Even some prominent Republicans are not too happy about Cheney's message.

Former Pennsylvania Gov. Tom Ridge, the first U.S. homeland security chief, was asked if he agreed with Cheney's assertion that the Obama administration has made the country less safe. "I do not," Ridge said.

Cheney supporters say the former vice president has received an outpouring of supportive e-mails, calls and comments from the military community, the families of those who died in the attacks of Sept. 11, 2001, and from people at the CIA, which helped carry out the interrogation program.

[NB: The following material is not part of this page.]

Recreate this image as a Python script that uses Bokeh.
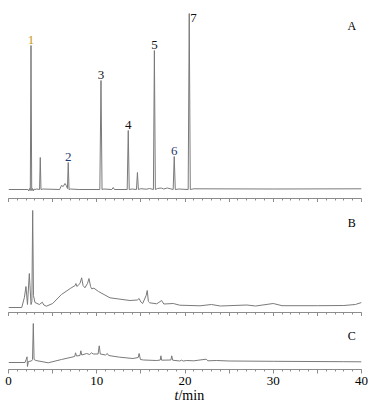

His backers claim Cheney is having an impact. They point to Obama's move to reverse himself and fight the court-ordered release of prisoner abuse photos and his decision to revive military tribunals for some suspected terrorists, although the president is revamping how that system would work.

They also cite the Democratic-controlled Senate's vote to deny Obama $80 million to close the Guantanamo prison in eight months, as the president promised.

"It's nothing personal. It's nothing political. It's not legacy," said former Cheney counselor Mary Matalin, who has known Cheney for three decades. "There's one and only one thing that's animating and motivating his advocacy and that's Obama's behavior relative to these security policies — the release of the legal memos and the open-endedness of the potential prosecution of the intelligence gatherers or the lawyers."

Matalin said Cheney would not stop talking even if leaders of the Republican Party asked him to.

Defending Bush administration policies
Cheney, 68, has squeezed public defense of Bush policies into his private life, which he splits between his suburban Washington home in McLean, Va., and his homes in Wyoming and on Maryland's Eastern Shore.

He still has Secret Service protection but drives himself whenever possible. He spends time working on his memoirs and at his transition office in McLean. Every few weeks he hosts lunch for guests around his kitchen table to discuss foreign policy and national security issues. He is with his grandchildren at softball games and Sunday dinners.

Cheney has always been straightforward. But when he walked in Bush's shadow he had to temper his public remarks, stay on the White House message. He could manipulate the levers of powers behind the scenes, which conjured up the image of "Star Wars" villain Darth Vader.

Out of office, he has turned to the podium, television news shows and interviews to insert himself in the public debate — and not only on national security.

In his first television interview after leaving office, just 54 days after Obama was sworn in, Cheney said that it's not fair to blame the economic woes on the Bush administration. Cheney said it was a global financial problem that he feared the new administration could use to justify a massive expansion in the government and meddling in the private sector.

"I don't know if this is some sort of psychological liberation," said Joel Goldstein, a law professor at Saint Louis University who has written extensively on the vice presidency. "Now he can come out of the undisclosed locations. He's his own man again. He's free from those restraints that are inherent in being vice president — even if you are the most powerful vice president in history."

It's deja vu for Cheney, who once was on the other end of a former vice president unplugged.

In September 2004, Al Gore, the cautious campaigner, transformed into a Bush basher, faulting Cheney for "sleazy and despicable" criticism of the Democrats. A Bush White House spokesman dismissively responded: "Consider the source."

The tables have turned. At the White House on Friday, Obama spokesman Robert Gibbs said it appears that Cheney's latest speech was an extension of the same argument that occurred "inside these walls" for many years during the administration in which he served for eight years.